Merck's Keytruda speeds its I-O market-share grab as Bristol-Myers' Opdivo declines
by Carly Helfand | Jul 20, 2017 10:21am

The latest immuno-oncology market-share numbers are out, and they show that Merck & Co.’s Keytruda is not only gaining on Bristol-Myers Squibb archrival Opdivo, but it’s picked up the pace, too.
Over the course of June, Keytruda’s share increased by four percentage points to 32% “at the expense of” Opdivo, Leerink Partners analyst Seamus Fernandez wrote in a Wednesday note to clients, citing sales data from Symphony Health.
That data suggests “a greater month-over-month improvement for Keytruda than in months past,” he added. Bristol-Myers' overall I-O share, which includes Yervoy’s piece of the pie, dropped to 61% from 64%.
RELATED: The top 15 best-selling cancer drugs in 2022 - Keytruda
Now approved for a half-dozen cancer types, Opdivo jumped to an early I-O lead after leapfrogging first-to-market Keytruda with its quick lung cancer approval, and it still leads with 46% of the market. But Keytruda has blown past it in the all-important lung cancer space.
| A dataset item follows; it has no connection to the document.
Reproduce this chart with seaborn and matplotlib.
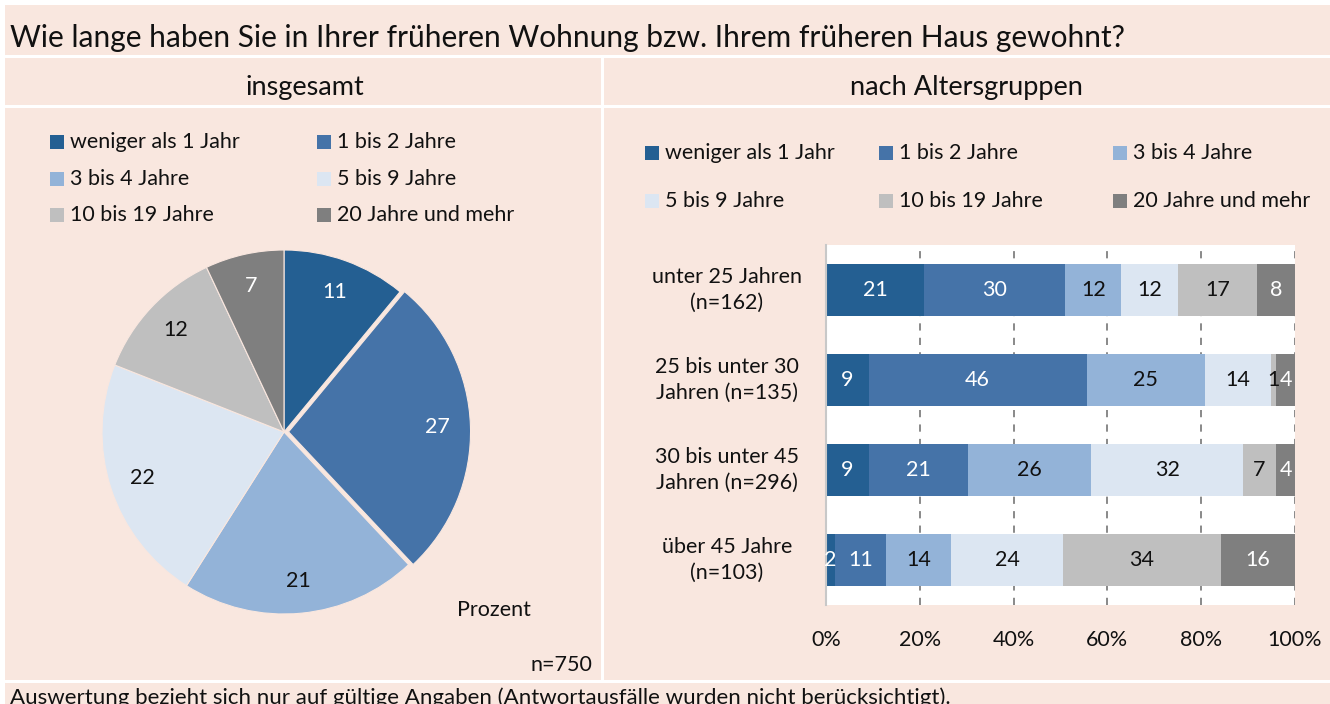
import numpy as np
import pandas as pd
import matplotlib
matplotlib.use("Agg")
import matplotlib.pyplot as plt
from matplotlib.patches import Rectangle
from matplotlib.lines import Line2D
import seaborn as sns

# ---- data -------------------------------------------------------------
categories = ["weniger als 1 Jahr", "1 bis 2 Jahre", "3 bis 4 Jahre",
              "5 bis 9 Jahre", "10 bis 19 Jahre", "20 Jahre und mehr"]
pie_values = [11, 27, 21, 22, 12, 7]

age_groups = ["unter 25 Jahren\n(n=162)",
              "25 bis unter 30\nJahren (n=135)",
              "30 bis unter 45\nJahren (n=296)",
              "über 45 Jahre\n(n=103)"]
u25 = [21, 30, 12, 12, 17, 8]
a25_30 = [9, 46, 25, 14, 1, 4]
a30_45 = [9, 21, 26, 32, 7, 4]
ue45 = [2, 11, 14, 24, 34, 16]

x_ticks = [0, 20, 40, 60, 80, 100]
x_tick_labels = ["0%", "20%", "40%", "60%", "80%", "100%"]

# ---- style --------------------------------------------------------------
colors = ["#245F92", "#4573A8", "#93B3D8", "#DCE6F2", "#BFBFBF", "#7F7F7F"]
text_on = ["white", "white", "#111111", "#111111", "#111111", "white"]
bg = "#F9E7DF"

sns.set_theme(style="white")
plt.rcParams["font.family"] = ["Lato", "DejaVu Sans"]
narrow = ["Lato", "DejaVu Sans"]
wide = ["Lato", "DejaVu Sans"]
fs = 15.5

W, H = 1330, 704
fig = plt.figure(figsize=(W / 100, H / 100), dpi=100)
fig.patch.set_facecolor("white")


def fx(px):
    return px / W


def fy(py):
    return 1 - py / H


# pink panel background with white separators
fig.patches.append(Rectangle((fx(5), 0), fx(W - 5), fy(5), transform=fig.transFigure,
                             facecolor=bg, edgecolor="none", zorder=-10))
for y in (56, 106, 681):
    fig.lines.append(Line2D([fx(5), 1], [fy(y), fy(y)], transform=fig.transFigure,
                            color="white", lw=2.2, zorder=-5))
fig.lines.append(Line2D([fx(602), fx(602)], [fy(56), fy(681)], transform=fig.transFigure,
                        color="white", lw=2.2, zorder=-5))

fig.text(fx(10), fy(38), "Wie lange haben Sie in Ihrer früheren Wohnung bzw. Ihrem früheren Haus gewohnt?",
         family=wide, fontsize=21.5, va="center", ha="left", color="#111111")
fig.text(fx(305), fy(88), "insgesamt", family=wide, fontsize=19.5, ha="center", va="center",
         color="#111111")
fig.text(fx(966), fy(88), "nach Altersgruppen", family=wide, fontsize=19.5, ha="center",
         va="center", color="#111111")
fig.text(fx(10), fy(698), "Auswertung bezieht sich nur auf gültige Angaben "
         "(Antwortausfälle wurden nicht berücksichtigt).",
         family=wide, fontsize=16, ha="left", va="center", color="#111111")


def legend_block(xs_sq, ys, order_rows):
    sq = 14
    for r, row in enumerate(order_rows):
        for c, k in enumerate(row):
            x0, yc = xs_sq[c], ys[r]
            fig.patches.append(Rectangle((fx(x0), fy(yc + sq / 2)), fx(sq), sq / H,
                                         transform=fig.transFigure, facecolor=colors[k],
                                         edgecolor="none", zorder=2))
            fig.text(fx(x0 + 20), fy(yc), categories[k], family=narrow, fontsize=fs,
                     ha="left", va="center", color="#111111")


legend_block([50, 317], [142, 179, 215], [[0, 1], [2, 3], [4, 5]])
legend_block([645, 879, 1113], [153, 201], [[0, 1, 2], [3, 4, 5]])

# ---- pie ----------------------------------------------------------------
r_px = 182
half = 1.1 * r_px
ax_pie = fig.add_axes([fx(284 - half), fy(432 + half), 2 * half / W, 2 * half / H])
ax_pie.set_facecolor("none")
explode = [0, 0.025, 0, 0, 0, 0]
wedges, _, autotexts = ax_pie.pie(
    pie_values, colors=colors, startangle=90, counterclock=False, explode=explode,
    autopct=lambda p: f"{p:.0f}", pctdistance=0.82,
    wedgeprops=dict(edgecolor=bg, linewidth=0.8),
    textprops=dict(family=narrow, fontsize=fs))
for t, c in zip(autotexts, text_on):
    t.set_color(c)
ax_pie.set_xlim(-1.1, 1.1)
ax_pie.set_ylim(-1.1, 1.1)
ax_pie.set_aspect("equal")
ax_pie.axis("off")

fig.text(fx(494), fy(610), "Prozent", family=narrow, fontsize=fs, ha="center", va="center",
         color="#111111")
fig.text(fx(592), fy(665), "n=750", family=narrow, fontsize=fs, ha="right", va="center",
         color="#111111")

# ---- stacked bars (100 %) -------------------------------------------------
rows = np.array([u25, a25_30, a30_45, ue45], dtype=float)
shares = rows / rows.sum(axis=1, keepdims=True) * 100
cum = np.cumsum(shares, axis=1)
df = pd.DataFrame(cum, columns=categories)
df["Gruppe"] = age_groups

ax = fig.add_axes([fx(826), fy(605), 469 / W, 360 / H])
ax.set_facecolor("white")
ax.set_axisbelow(True)
for k in reversed(range(len(categories))):
    sns.barplot(data=df, x=categories[k], y="Gruppe", orient="h", color=colors[k],
                saturation=1, width=0.58, ax=ax, linewidth=0, zorder=2)

for i in range(len(age_groups)):
    left = 0.0
    for k in range(len(categories)):
        w = shares[i, k]
        ax.text(left + w / 2, i, f"{rows[i, k]:.0f}", ha="center", va="center",
                color=text_on[k], family=narrow, fontsize=fs, zorder=3)
        left += w

ax.set_xlim(0, 100)
ax.set_ylim(3.5, -0.5)
ax.set_xticks(x_ticks)
ax.set_xticklabels(x_tick_labels, family=narrow, fontsize=fs, color="#111111")
ax.tick_params(axis="x", length=0, pad=18)
ax.set_yticks(range(len(age_groups)))
ax.set_yticklabels([])
ax.tick_params(axis="y", length=0)
for i, g in enumerate(age_groups):
    ax.text(-0.211, i, g, transform=ax.get_yaxis_transform(), ha="center", va="center",
            family=narrow, fontsize=fs, color="#111111", linespacing=1.35)
ax.xaxis.grid(True, linestyle=(0, (4, 4)), color="#808080", lw=1.3)
ax.yaxis.grid(False)
ax.set_xlabel("")
ax.set_ylabel("")
for s in ("top", "right", "bottom"):
    ax.spines[s].set_visible(False)
ax.spines["left"].set_color("#C8C8C8")
ax.spines["left"].set_linewidth(1.5)

fig.savefig("out.png", dpi=100, facecolor=fig.get_facecolor())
Merck’s contender has racked up both monotherapy and combo frontline approvals, while Bristol-Myers'—which has already flopped as a monotherapy in previously untreated patients—likely won’t even have its combo data until early next year.
Keytruda has gone on a recent approval spree, too, adding a nod in microsatellite instability-high cancer, netting a bladder cancer green light and bagging a priority review in stomach cancer. 
RELATED: With ASCO data tallied, Bristol-Myers loses ground to Merck in I-O field
That’s not to say Opdivo hasn’t chalked up regulatory wins of its own. For one, the med snagged a priority review in liver cancer in May. But lately, new Keytruda data has prompted industry watchers to ask whether Bristol is “falling behind”; in a post-ASCO article, Barron’s wrote that “in the near-term the fight is uphill” for the New Jersey drugmaker.
Meanwhile, the two are hardly alone on the immuno-oncology front. Bristol-Myers' Yervoy, the first-ever approved immunotherapy, still holds a 15% piece of the pie, Fernandez said, good for the No. 3 spot. Roche’s Tecentriq, first approved last May in bladder cancer, “has remained steady at 7% market share since the beginning of 2017,” he wrote, while Bavencio and Imfinzi—brand-new meds from the Pfizer-Merck KGaA team and AstraZeneca, respectively—have so far “achieved only a nominal share.”